Park in Chelmsford, Essex, England

Central Park is a park in Chelmsford, Essex, England.

==History==
The park was originally called the Recreation Ground. In 1842 the Eastern Counties Railway arrived in Chelmsford and an 18 arch railway viaduct was built through the ground. In 1917 the council ran its services through a series of committees, each November the mayor was changed and planted an oak tree in the recreation ground, the trees now mature, form an avenue. During World War II the park was the location of a gun emplacement which fired a gun battery of 64 twin rockets.

==Location==
The park is in central Chelmsford and formally incorporates two other green spaces - Bell Meadow and Sky Blue Pasture.

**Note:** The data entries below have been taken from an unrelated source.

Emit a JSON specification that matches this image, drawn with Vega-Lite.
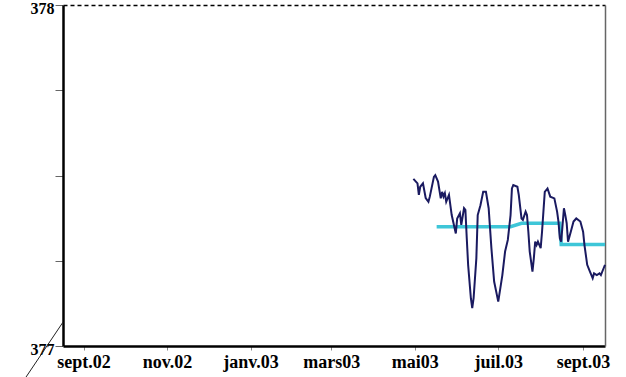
{
  "$schema": "https://vega.github.io/schema/vega-lite/v6.json",
  "width": 542,
  "height": 341,
  "autosize": {"type": "none"},
  "padding": {"left": 63, "top": 5, "right": 21, "bottom": 31},
  "background": "white",
  "view": {"stroke": null},
  "config": {"axis": {"grid": false, "title": null}},
  "datasets": {
    "niveau": [
      {"date": "2003-04-30", "v": 377.490},
      {"date": "2003-05-03", "v": 377.477},
      {"date": "2003-05-04", "v": 377.443},
      {"date": "2003-05-05", "v": 377.467},
      {"date": "2003-05-07", "v": 377.477},
      {"date": "2003-05-09", "v": 377.434},
      {"date": "2003-05-11", "v": 377.423},
      {"date": "2003-05-12", "v": 377.438},
      {"date": "2003-05-15", "v": 377.496},
      {"date": "2003-05-16", "v": 377.501},
      {"date": "2003-05-18", "v": 377.482},
      {"date": "2003-05-20", "v": 377.433},
      {"date": "2003-05-21", "v": 377.452},
      {"date": "2003-05-22", "v": 377.438},
      {"date": "2003-05-23", "v": 377.448},
      {"date": "2003-05-24", "v": 377.423},
      {"date": "2003-05-26", "v": 377.443},
      {"date": "2003-05-28", "v": 377.384},
      {"date": "2003-05-31", "v": 377.330},
      {"date": "2003-06-01", "v": 377.374},
      {"date": "2003-06-03", "v": 377.389},
      {"date": "2003-06-04", "v": 377.355},
      {"date": "2003-06-06", "v": 377.404},
      {"date": "2003-06-07", "v": 377.399},
      {"date": "2003-06-08", "v": 377.316},
      {"date": "2003-06-09", "v": 377.238},
      {"date": "2003-06-11", "v": 377.140},
      {"date": "2003-06-12", "v": 377.111},
      {"date": "2003-06-13", "v": 377.140},
      {"date": "2003-06-15", "v": 377.257},
      {"date": "2003-06-16", "v": 377.384},
      {"date": "2003-06-18", "v": 377.413},
      {"date": "2003-06-20", "v": 377.452},
      {"date": "2003-06-22", "v": 377.452},
      {"date": "2003-06-24", "v": 377.404},
      {"date": "2003-06-26", "v": 377.287},
      {"date": "2003-06-28", "v": 377.189},
      {"date": "2003-06-30", "v": 377.150},
      {"date": "2003-07-01", "v": 377.130},
      {"date": "2003-07-04", "v": 377.208},
      {"date": "2003-07-06", "v": 377.277},
      {"date": "2003-07-08", "v": 377.311},
      {"date": "2003-07-10", "v": 377.384},
      {"date": "2003-07-11", "v": 377.462},
      {"date": "2003-07-12", "v": 377.472},
      {"date": "2003-07-15", "v": 377.467},
      {"date": "2003-07-16", "v": 377.443},
      {"date": "2003-07-18", "v": 377.374},
      {"date": "2003-07-19", "v": 377.370},
      {"date": "2003-07-21", "v": 377.394},
      {"date": "2003-07-22", "v": 377.384},
      {"date": "2003-07-23", "v": 377.335},
      {"date": "2003-07-24", "v": 377.277},
      {"date": "2003-07-26", "v": 377.218},
      {"date": "2003-07-27", "v": 377.257},
      {"date": "2003-07-28", "v": 377.306},
      {"date": "2003-07-29", "v": 377.296},
      {"date": "2003-07-30", "v": 377.306},
      {"date": "2003-08-01", "v": 377.287},
      {"date": "2003-08-02", "v": 377.335},
      {"date": "2003-08-03", "v": 377.394},
      {"date": "2003-08-04", "v": 377.452},
      {"date": "2003-08-06", "v": 377.462},
      {"date": "2003-08-08", "v": 377.438},
      {"date": "2003-08-11", "v": 377.433},
      {"date": "2003-08-13", "v": 377.394},
      {"date": "2003-08-14", "v": 377.365},
      {"date": "2003-08-15", "v": 377.316},
      {"date": "2003-08-16", "v": 377.306},
      {"date": "2003-08-18", "v": 377.404},
      {"date": "2003-08-19", "v": 377.384},
      {"date": "2003-08-20", "v": 377.360},
      {"date": "2003-08-21", "v": 377.306},
      {"date": "2003-08-23", "v": 377.335},
      {"date": "2003-08-25", "v": 377.365},
      {"date": "2003-08-27", "v": 377.374},
      {"date": "2003-08-30", "v": 377.365},
      {"date": "2003-09-01", "v": 377.335},
      {"date": "2003-09-02", "v": 377.296},
      {"date": "2003-09-04", "v": 377.238},
      {"date": "2003-09-06", "v": 377.218},
      {"date": "2003-09-08", "v": 377.199},
      {"date": "2003-09-09", "v": 377.213},
      {"date": "2003-09-11", "v": 377.208},
      {"date": "2003-09-13", "v": 377.213},
      {"date": "2003-09-14", "v": 377.208},
      {"date": "2003-09-16", "v": 377.228},
      {"date": "2003-09-17", "v": 377.238}
    ],
    "moyenne": [
      {"date": "2003-05-17", "v": 377.350},
      {"date": "2003-07-10", "v": 377.350},
      {"date": "2003-07-18", "v": 377.360},
      {"date": "2003-08-15", "v": 377.360},
      {"date": "2003-08-16", "v": 377.298},
      {"date": "2003-09-17", "v": 377.298}
    ],
    "coupure": [
      {"d1": "2002-07-21", "d2": "2002-08-17", "v1": 376.909, "v2": 377.070}
    ]
  },
  "layer": [
    {
      "data": {"name": "coupure"},
      "mark": {"type": "rule", "color": "#222222", "strokeWidth": 1, "clip": false},
      "encoding": {
        "x": {"field": "d1", "type": "temporal", "axis": null,
              "scale": {"type": "utc", "domain": [{"year": 2002, "month": 8, "date": 17, "utc": true}, {"year": 2003, "month": 9, "date": 17, "utc": true}]}},
        "x2": {"field": "d2"},
        "y": {"field": "v1", "type": "quantitative", "axis": null,
              "scale": {"domain": [377, 378], "zero": false}},
        "y2": {"field": "v2"}
      }
    },
    {
      "data": {"name": "moyenne"},
      "mark": {"type": "line", "color": "#3ec6d8", "strokeWidth": 3.5},
      "encoding": {
        "x": {"field": "date", "type": "temporal",
              "scale": {"type": "utc", "domain": [{"year": 2002, "month": 8, "date": 17, "utc": true}, {"year": 2003, "month": 9, "date": 17, "utc": true}]},
              "axis": {"orient": "top", "labels": false, "ticks": false, "domainColor": "#000000", "domainWidth": 1.5, "domainDash": [4, 3]}},
        "y": {"field": "v", "type": "quantitative",
              "scale": {"domain": [377, 378], "zero": false},
              "axis": {"orient": "right", "labels": false, "ticks": false, "domainColor": "#666666", "domainWidth": 1.5}}
      }
    },
    {
      "data": {"name": "niveau"},
      "mark": {"type": "line", "color": "#1a1a60", "strokeWidth": 2},
      "encoding": {
        "x": {"field": "date", "type": "temporal",
              "scale": {"type": "utc", "domain": [{"year": 2002, "month": 8, "date": 17, "utc": true}, {"year": 2003, "month": 9, "date": 17, "utc": true}]},
              "axis": {
                "orient": "bottom",
                "values": [
                  {"year": 2002, "month": 9, "date": 1, "utc": true},
                  {"year": 2002, "month": 11, "date": 1, "utc": true},
                  {"year": 2003, "month": 1, "date": 1, "utc": true},
                  {"year": 2003, "month": 3, "date": 1, "utc": true},
                  {"year": 2003, "month": 5, "date": 1, "utc": true},
                  {"year": 2003, "month": 7, "date": 1, "utc": true},
                  {"year": 2003, "month": 9, "date": 1, "utc": true}
                ],
                "labelExpr": "['janv.','févr.','mars','avr.','mai','juin','juil.','août','sept.','oct.','nov.','déc.'][utcmonth(datum.value)] + utcFormat(datum.value, '%y')",
                "labelFont": "Liberation Serif",
                "labelFontWeight": "bold",
                "labelFontSize": 18,
                "labelColor": "#000000",
                "labelPadding": 3,
                "labelOverlap": false,
                "labelFlush": false,
                "tickColor": "#888888",
                "tickSize": 4,
                "domainColor": "#000000",
                "domainWidth": 2.5
              }},
        "y": {"field": "v", "type": "quantitative",
              "scale": {"domain": [377, 378], "zero": false},
              "axis": {
                "orient": "left",
                "values": [377, 377.25, 377.5, 377.75, 378],
                "labelExpr": "datum.value % 1 == 0 ? format(datum.value, 'd') : ''",
                "labelFont": "Liberation Serif",
                "labelFontWeight": "bold",
                "labelFontSize": 16,
                "labelColor": "#000000",
                "labelPadding": 1,
                "labelOffset": 3,
                "labelFlush": false,
                "labelOverlap": false,
                "tickColor": "#666666",
                "tickSize": 8,
                "domainColor": "#000000",
                "domainWidth": 2.5
              }}
      }
    }
  ],
  "resolve": {"axis": {"x": "independent", "y": "independent"}}
}
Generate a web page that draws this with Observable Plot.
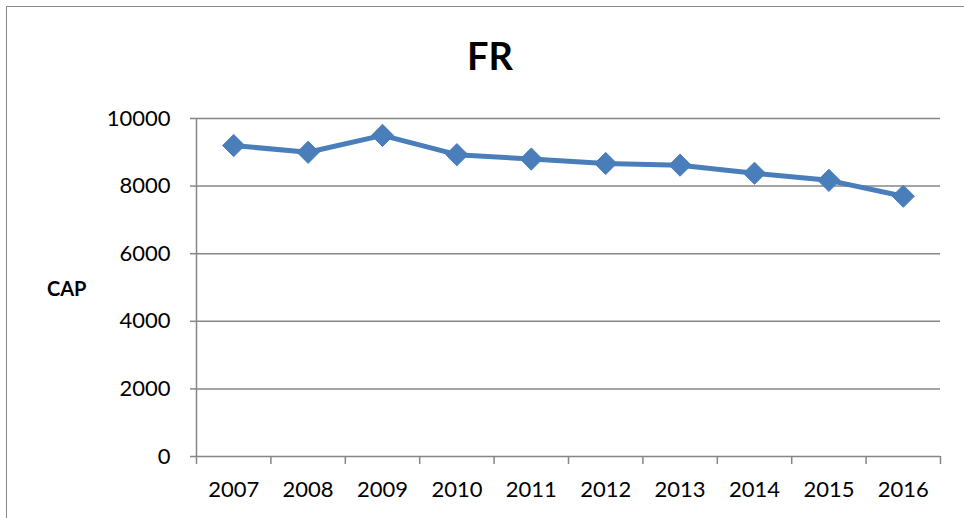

Admirals Park and Tower Gardens while formally separate are a short walk away and contain further facilities and an additional children's play area. West Park is formally separate but adjacent and contains a pitch and putt golf course. Noticeable features of the park are the lake, the railway viaduct and the River Can. On the other side of the river there is Essex County Cricket Club.

==Facilities==
There are riverside walks, children's play zones, a cafe, flower beds, picnicking, seating, memorial gardens, a sports area and Marconi Ponds local nature reserve. Chelmsford Central Parkrun takes place every Saturday morning, the course starts in Central Park, follows the River Can to Admiral Park and then returns.